Theoretical predictions of the amount of baryonic matter that should exist in the Universe does not match the amount that is observed - in fact it is off by more than a factor of 2. However, recent observations could have just found this missing baryonic matter!
Baryonic matter is any composite particle – known as a hadron - composed of quarks, such as protons and neutrons (note: mesons are also hadrons but are made of a quark and antiquark).

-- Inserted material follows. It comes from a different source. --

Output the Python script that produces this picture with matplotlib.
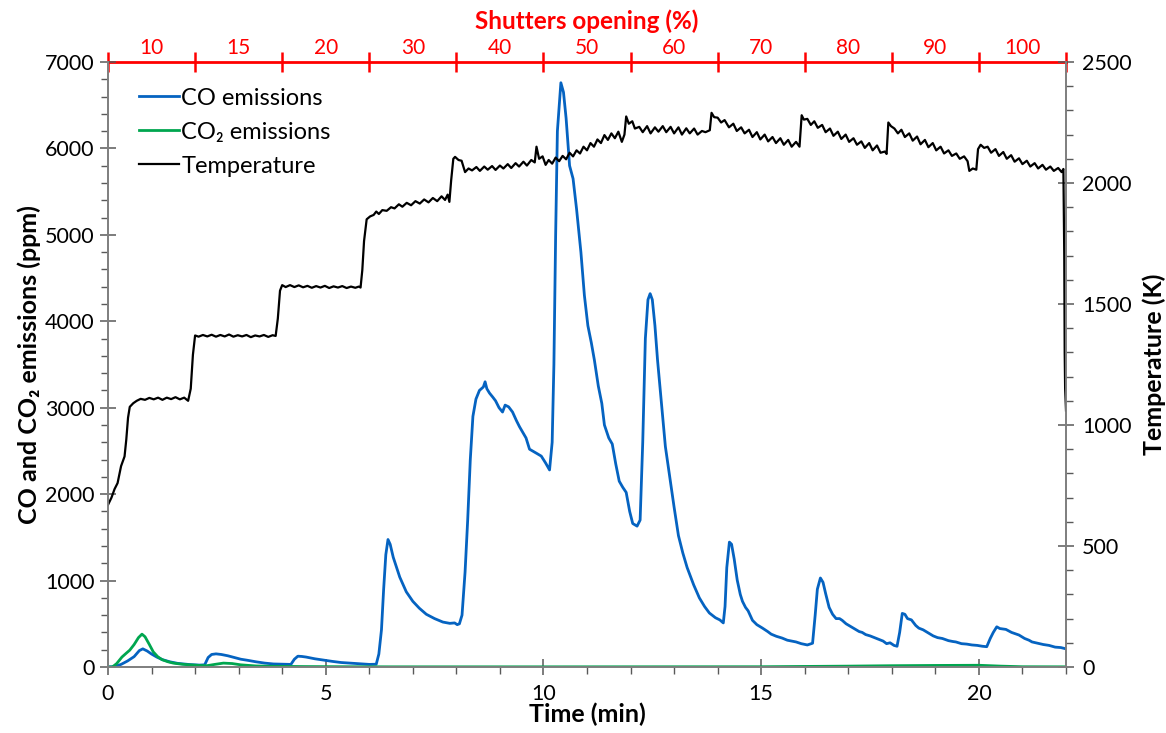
import matplotlib
matplotlib.use("Agg")
import matplotlib.pyplot as plt
from matplotlib.ticker import MultipleLocator

plt.rcParams['font.family'] = ['Lato', 'DejaVu Sans']

# ---------------- data ----------------
co_t = [0.00, 0.15, 0.30, 0.45, 0.60, 0.72, 0.80, 0.90, 1.00, 1.12, 1.25, 1.42, 1.60, 1.88, 2.10, 2.22,
        2.30, 2.38, 2.48, 2.60, 2.75, 2.90, 3.05, 3.20, 3.40, 3.60, 3.80, 4.00, 4.20, 4.28, 4.36, 4.45,
        4.55, 4.75, 4.95, 5.15, 5.35, 5.55, 5.80, 6.00, 6.16, 6.22, 6.28, 6.33, 6.38, 6.43, 6.48, 6.55,
        6.70, 6.85, 7.00, 7.15, 7.31, 7.50, 7.69, 7.85, 7.96, 8.02, 8.07, 8.13, 8.20, 8.26, 8.32, 8.38,
        8.45, 8.53, 8.62, 8.66, 8.70, 8.76, 8.84, 8.90, 8.98, 9.06, 9.12, 9.20, 9.29, 9.38, 9.45, 9.52,
        9.60, 9.68, 9.75, 9.85, 9.95, 10.05, 10.14, 10.20, 10.24, 10.28, 10.32, 10.40, 10.46, 10.52,
        10.60, 10.68, 10.76, 10.86, 10.94, 11.02, 11.10, 11.17, 11.26, 11.34, 11.40, 11.50, 11.58,
        11.66, 11.74, 11.82, 11.90, 11.98, 12.05, 12.15, 12.22, 12.28, 12.34, 12.40, 12.45, 12.50,
        12.56, 12.62, 12.70, 12.80, 12.90, 13.00, 13.10, 13.20, 13.30, 13.45, 13.58, 13.70, 13.81,
        13.95, 14.05, 14.13, 14.17, 14.21, 14.27, 14.32, 14.38, 14.45, 14.52, 14.57, 14.64, 14.70,
        14.80, 14.90, 15.03, 15.15, 15.23, 15.35, 15.48, 15.60, 15.70, 15.80, 15.92, 16.06, 16.18,
        16.24, 16.29, 16.36, 16.42, 16.48, 16.56, 16.64, 16.72, 16.80, 16.86, 16.95, 17.05, 17.15,
        17.25, 17.32, 17.40, 17.50, 17.60, 17.70, 17.80, 17.88, 17.96, 18.05, 18.12, 18.18, 18.24,
        18.30, 18.36, 18.45, 18.55, 18.62, 18.72, 18.85, 18.95, 19.05, 19.16, 19.30, 19.40, 19.47,
        19.60, 19.72, 19.84, 19.96, 20.08, 20.18, 20.26, 20.33, 20.41, 20.48, 20.56, 20.62, 20.75,
        20.92, 21.05, 21.15, 21.22, 21.35, 21.48, 21.61, 21.75, 21.88, 22.00]
co_ppm = [0, 5, 30, 70, 120, 190, 210, 185, 150, 115, 85, 60, 42, 28, 22, 25,
          110, 145, 152, 145, 130, 110, 90, 78, 60, 45, 35, 32, 30, 90, 125, 122,
          115, 95, 80, 65, 52, 45, 35, 30, 32, 150, 430, 900, 1300, 1475, 1420, 1270,
          1040, 870, 760, 680, 610, 560, 520, 505, 510, 490, 500, 600, 1100, 1700, 2400, 2900,
          3100, 3200, 3240, 3300, 3220, 3170, 3120, 3080, 3000, 2950, 3030, 3010, 2950, 2850, 2780, 2720,
          2650, 2520, 2500, 2470, 2440, 2360, 2280, 2600, 3500, 5000, 6200, 6760, 6650, 6350,
          5800, 5650, 5300, 4800, 4300, 3950, 3750, 3550, 3250, 3050, 2800, 2650, 2580,
          2350, 2150, 2080, 2020, 1800, 1660, 1630, 1700, 2600, 3800, 4250, 4320, 4250,
          3950, 3550, 3100, 2550, 2200, 1850, 1520, 1320, 1150, 950, 800, 700, 625,
          570, 545, 510, 700, 1150, 1445, 1420, 1250, 1005, 840, 760, 690, 650,
          540, 490, 450, 410, 380, 355, 335, 310, 300, 290, 270, 255, 275,
          600, 900, 1030, 980, 850, 690, 610, 560, 560, 540, 500, 470, 440,
          410, 400, 375, 360, 340, 320, 300, 270, 280, 250, 240, 400, 620,
          610, 560, 545, 480, 450, 430, 390, 360, 340, 330, 305, 295, 290,
          270, 265, 255, 250, 240, 235, 330, 400, 465, 445, 440, 435, 400,
          370, 330, 310, 290, 275, 260, 250, 230, 225, 210]

co2_t = [0.00, 0.10, 0.20, 0.32, 0.42, 0.50, 0.60, 0.70, 0.78, 0.85, 0.95, 1.04, 1.14, 1.24, 1.38,
         1.50, 1.70, 1.88, 2.10, 2.27, 2.45, 2.65, 2.85, 3.05, 3.40, 3.80, 4.50, 5.50, 6.50, 10.0,
         15.0, 17.0, 18.0, 19.0, 20.0, 20.5, 21.0, 22.0]
co2_ppm = [0, 0, 40, 115, 160, 195, 260, 340, 380, 350, 260, 175, 120, 85, 60,
           45, 32, 25, 18, 15, 30, 45, 40, 25, 12, 8, 5, 3, 2, 2,
           3, 10, 15, 18, 20, 10, 3, 2]

temp_t = [0.00, 0.08, 0.15, 0.22, 0.30, 0.38, 0.42, 0.46, 0.50, 0.58, 0.66, 0.75, 0.85, 0.95, 1.05,
          1.15, 1.25, 1.35, 1.45, 1.55, 1.65, 1.75, 1.84, 1.90, 1.95, 2.00, 2.08, 2.18, 2.28, 2.38,
          2.48, 2.58, 2.68, 2.78, 2.88, 2.98, 3.08, 3.18, 3.28, 3.38, 3.48, 3.58, 3.68, 3.78, 3.85,
          3.90, 3.95, 4.00, 4.08, 4.18, 4.28, 4.38, 4.48, 4.58, 4.68, 4.78, 4.88, 4.98, 5.08, 5.18,
          5.28, 5.38, 5.48, 5.58, 5.68, 5.76, 5.80, 5.84, 5.88, 5.94, 6.02, 6.10, 6.16, 6.22, 6.30,
          6.40, 6.50, 6.58, 6.68, 6.76, 6.86, 6.96, 7.06, 7.16, 7.26, 7.36, 7.46, 7.56, 7.66, 7.74,
          7.80, 7.84, 7.88, 7.93, 7.97, 8.05, 8.12, 8.20, 8.28, 8.36, 8.46, 8.54, 8.64, 8.72, 8.82,
          8.90, 9.00, 9.08, 9.18, 9.26, 9.36, 9.44, 9.54, 9.62, 9.72, 9.80, 9.84, 9.90, 9.98, 10.05,
          10.12, 10.20, 10.28, 10.36, 10.44, 10.52, 10.60, 10.68, 10.76, 10.84, 10.92, 11.00, 11.08,
          11.16, 11.24, 11.32, 11.40, 11.48, 11.56, 11.64, 11.72, 11.80, 11.86, 11.90, 11.96, 12.04,
          12.10, 12.20, 12.28, 12.38, 12.46, 12.56, 12.64, 12.74, 12.82, 12.92, 13.00, 13.10, 13.18,
          13.28, 13.36, 13.46, 13.54, 13.64, 13.72, 13.82, 13.86, 13.92, 14.00, 14.08, 14.16, 14.26,
          14.36, 14.44, 14.54, 14.62, 14.72, 14.80, 14.90, 14.98, 15.08, 15.16, 15.26, 15.34, 15.44,
          15.52, 15.62, 15.70, 15.80, 15.88, 15.93, 15.98, 16.06, 16.14, 16.22, 16.30, 16.40, 16.48,
          16.58, 16.66, 16.76, 16.84, 16.94, 17.02, 17.12, 17.20, 17.30, 17.38, 17.48, 17.56, 17.66,
          17.74, 17.84, 17.88, 17.92, 17.98, 18.06, 18.14, 18.22, 18.30, 18.40, 18.48, 18.58, 18.66,
          18.76, 18.84, 18.94, 19.02, 19.12, 19.20, 19.30, 19.38, 19.48, 19.56, 19.66, 19.74, 19.78,
          19.86, 19.94, 19.98, 20.04, 20.12, 20.20, 20.28, 20.38, 20.46, 20.56, 20.64, 20.74, 20.82,
          20.92, 21.00, 21.10, 21.18, 21.28, 21.36, 21.46, 21.54, 21.64, 21.72, 21.82, 21.90, 21.94,
          21.96, 21.97, 21.98, 22.00]
temp_K = [670, 700, 735, 760, 830, 870, 940, 1030, 1075, 1090, 1100, 1108, 1104, 1112, 1106,
          1113, 1104, 1113, 1107, 1115, 1106, 1113, 1100, 1150, 1290, 1370, 1365, 1372, 1366, 1373,
          1365, 1372, 1366, 1374, 1365, 1371, 1366, 1372, 1363, 1370, 1366, 1372, 1364, 1371, 1368,
          1440, 1555, 1578, 1570, 1578, 1570, 1577, 1569, 1575, 1567, 1574, 1568, 1575, 1566, 1573,
          1568, 1574, 1566, 1572, 1567, 1572, 1568, 1640, 1760, 1850, 1862, 1868, 1882, 1872, 1888,
          1885, 1900, 1895, 1912, 1902, 1918, 1908, 1925, 1915, 1932, 1920, 1938, 1925, 1945, 1930,
          1952, 1922, 2010, 2100, 2108, 2095, 2092, 2045, 2060, 2052, 2066, 2050, 2068, 2055, 2070,
          2054, 2072, 2060, 2078, 2062, 2082, 2068, 2088, 2072, 2095, 2085, 2150, 2100, 2110, 2075,
          2095, 2080, 2105, 2090, 2112, 2098, 2125, 2110, 2135, 2122, 2150, 2135, 2165,
          2150, 2180, 2165, 2198, 2178, 2205, 2185, 2212, 2170, 2200, 2275, 2245, 2255,
          2225, 2232, 2210, 2235, 2205, 2230, 2212, 2235, 2210, 2232, 2205, 2230, 2200,
          2226, 2205, 2225, 2200, 2215, 2210, 2218, 2290, 2272, 2270, 2250, 2260, 2230,
          2245, 2215, 2230, 2205, 2220, 2190, 2210, 2180, 2200, 2172, 2190, 2165, 2185,
          2158, 2178, 2150, 2170, 2150, 2280, 2262, 2265, 2240, 2255, 2228, 2240, 2210,
          2225, 2195, 2212, 2182, 2200, 2170, 2185, 2158, 2172, 2145, 2165, 2135, 2155,
          2125, 2130, 2120, 2250, 2235, 2225, 2205, 2220, 2190, 2205, 2175, 2192, 2160,
          2178, 2148, 2165, 2135, 2150, 2122, 2135, 2112, 2122, 2100, 2110, 2090, 2050,
          2060, 2055, 2140, 2158, 2145, 2150, 2125, 2140, 2112, 2128, 2100, 2115, 2088,
          2102, 2078, 2092, 2068, 2082, 2060, 2075, 2055, 2068, 2050, 2062, 2045, 2058,
          1700, 1300, 1150, 1060]

shutter_edges = [0, 2, 4, 6, 8, 10, 12, 14, 16, 18, 20, 22]
shutter_centers = [1, 3, 5, 7, 9, 11, 13, 15, 17, 19, 21]
shutter_labels = ['10', '15', '20', '30', '40', '50', '60', '70', '80', '90', '100']

# ---------------- figure ----------------
W, H = 1166, 733
fig = plt.figure(figsize=(W / 100, H / 100), dpi=100)
ax = fig.add_axes([108 / W, 66 / H, (1066 - 108) / W, (667 - 62) / H])
ax2 = ax.twinx()

blue = '#0563C1'
green = '#00A64F'
gray = '#808080'
tickc = '#595959'

l1, = ax.plot(co_t, co_ppm, color=blue, lw=2.0, label='CO emissions', zorder=3)
l2, = ax.plot(co2_t, co2_ppm, color=green, lw=2.0, label='CO₂ emissions', zorder=4)
l3, = ax2.plot(temp_t, temp_K, color='black', lw=1.6, label='Temperature')

ax.set_xlim(0, 22)
ax.set_ylim(0, 7000)
ax2.set_ylim(0, 2500)

ax.xaxis.set_major_locator(MultipleLocator(5))
ax.xaxis.set_minor_locator(MultipleLocator(1))
ax.yaxis.set_major_locator(MultipleLocator(1000))
ax.yaxis.set_minor_locator(MultipleLocator(200))
ax2.yaxis.set_major_locator(MultipleLocator(500))
ax2.yaxis.set_minor_locator(MultipleLocator(100))

for a in (ax, ax2):
    a.spines['top'].set_visible(False)
    for s in ('left', 'right', 'bottom'):
        a.spines[s].set_color(gray)
        a.spines[s].set_linewidth(1.3)

ax.tick_params(axis='both', which='major', direction='inout', length=11, width=1.1,
               color=tickc, labelsize=15.5, pad=4)
ax.tick_params(axis='both', which='minor', direction='out', length=5, width=1.0, color=tickc)
ax.tick_params(axis='x', which='major', pad=7)
ax2.tick_params(axis='y', which='major', direction='inout', length=11, width=1.1,
                color=tickc, labelsize=15.5, pad=6)
ax2.tick_params(axis='y', which='minor', direction='out', length=5, width=1.0, color=tickc)

ax.set_xlabel('Time (min)', fontsize=18, fontweight='bold', labelpad=-1)
ax.set_ylabel('CO and CO₂ emissions (ppm)', fontsize=18, fontweight='bold', labelpad=3)
ax2.set_ylabel('Temperature (K)', fontsize=18, fontweight='bold', labelpad=8)

# top shutter-opening axis
sec = ax.secondary_xaxis('top')
sec.set_xticks(shutter_edges, labels=[''] * len(shutter_edges))
sec.set_xticks(shutter_centers, labels=shutter_labels, minor=True)
sec.tick_params(which='major', direction='inout', length=14, width=1.8, color='red')
sec.tick_params(which='minor', length=0, labelcolor='red', labelsize=15, pad=3)
sec.spines['top'].set_color('red')
sec.spines['top'].set_linewidth(2.0)
sec.set_xlabel('Shutters opening (%)', color='red', fontsize=17.5, fontweight='bold', labelpad=6)

leg = ax2.legend(handles=[l1, l2, l3], loc='upper left', bbox_to_anchor=(0.015, 0.985),
                 frameon=False, fontsize=17, handlelength=1.7, handletextpad=0.1,
                 labelspacing=0.55, borderaxespad=0.3)

fig.savefig('out.png', dpi=100)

The standard theories on the origin and evolution of the universe suggest a process responsible for the production of elements heavier than hydrogen – known as big bang nucleosynthesis. This mechanism, along with inferences made from observations of the density fluctuations in the cosmic microwave background, predict baryonic matter to make up 4.9% of the critical density of the universe - that is the average density required for the Universe to just halt its expansion.
However, when the density of baryonic matter is determined from observations it falls 30-40% short of that which is predicted. Since 2012, astronomers have suspected that this missing baryonic matter may be hiding in the hot and tenuous filamentary gas between galaxies known as the Warm Hot Intergalactic Medium (WHIM). One of the problems in looking for the missing matter in the WHIM is its high temperature, ranging from 100,000 – 10 million Kelvin and thus the fact that most of the gas is ionized – making it near-invisible.

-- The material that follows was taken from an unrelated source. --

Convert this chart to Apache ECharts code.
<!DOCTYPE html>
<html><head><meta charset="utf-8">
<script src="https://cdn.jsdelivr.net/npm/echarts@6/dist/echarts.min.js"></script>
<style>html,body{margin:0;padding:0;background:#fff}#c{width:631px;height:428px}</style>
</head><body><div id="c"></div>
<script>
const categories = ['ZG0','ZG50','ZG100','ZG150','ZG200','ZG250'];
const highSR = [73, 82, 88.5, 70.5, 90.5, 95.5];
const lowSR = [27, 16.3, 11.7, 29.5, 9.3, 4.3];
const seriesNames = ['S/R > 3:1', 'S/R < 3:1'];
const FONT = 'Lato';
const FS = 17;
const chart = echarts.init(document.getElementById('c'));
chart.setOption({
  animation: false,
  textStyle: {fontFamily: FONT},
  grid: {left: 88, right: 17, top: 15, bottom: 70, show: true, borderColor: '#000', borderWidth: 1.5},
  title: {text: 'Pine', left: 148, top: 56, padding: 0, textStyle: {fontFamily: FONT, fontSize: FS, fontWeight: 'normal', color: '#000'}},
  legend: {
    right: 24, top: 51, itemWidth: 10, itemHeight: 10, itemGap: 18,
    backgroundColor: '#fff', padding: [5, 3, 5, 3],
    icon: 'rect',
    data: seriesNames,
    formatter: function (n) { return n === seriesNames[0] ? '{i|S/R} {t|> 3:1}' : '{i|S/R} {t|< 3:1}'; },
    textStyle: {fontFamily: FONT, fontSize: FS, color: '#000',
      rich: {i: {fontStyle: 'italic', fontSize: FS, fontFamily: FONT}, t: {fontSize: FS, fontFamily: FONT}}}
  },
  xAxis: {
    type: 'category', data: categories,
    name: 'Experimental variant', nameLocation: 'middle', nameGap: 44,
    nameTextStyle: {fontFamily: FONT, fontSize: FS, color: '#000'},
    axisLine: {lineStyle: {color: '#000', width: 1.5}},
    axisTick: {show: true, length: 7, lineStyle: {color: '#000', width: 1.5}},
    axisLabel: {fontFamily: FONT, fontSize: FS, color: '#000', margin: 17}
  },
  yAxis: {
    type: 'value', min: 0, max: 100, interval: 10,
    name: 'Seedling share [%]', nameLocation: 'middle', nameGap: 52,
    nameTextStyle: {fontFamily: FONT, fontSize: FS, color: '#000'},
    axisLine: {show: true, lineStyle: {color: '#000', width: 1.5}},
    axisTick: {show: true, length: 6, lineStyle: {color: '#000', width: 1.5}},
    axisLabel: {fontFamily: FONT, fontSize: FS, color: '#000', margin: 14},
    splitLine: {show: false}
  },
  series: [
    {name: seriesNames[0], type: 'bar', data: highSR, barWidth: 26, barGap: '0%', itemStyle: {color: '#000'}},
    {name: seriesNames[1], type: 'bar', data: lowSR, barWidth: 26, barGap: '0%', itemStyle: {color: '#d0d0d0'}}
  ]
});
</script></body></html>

To overcome this obstacle an international team of scientists realized that to achieve the high-signal-to-noise-ratio required to observe the missing baryonic matter, they needed extremely bright sources with the shortest possible exposure times – so they decided to look at quasars. Quasars, thought to be powered by super-massive black holes, are one of the brightest objects in the Universe. The X-ray light signal and subsequent X-ray spectra should therefore be strong enough to readily observe tracers of the missing baryonic matter in the space between the quasar and the telescope – and that is exactly what they found. Utilizing the X-ray Multi-Mirror Mission (XMM) telescope, observations were made of one of the brightest known quasars, 1ES 1553+113, revealing tracers in the form of ionized oxygen indicative of this missing mass.
"We found the missing baryons" said co-author Michael Shull
Future observations of more quasars should confirm this result allowing for theoretical models of the nature of our Universe to be built upon more robust observational data and further developed, such that more questions can be answered.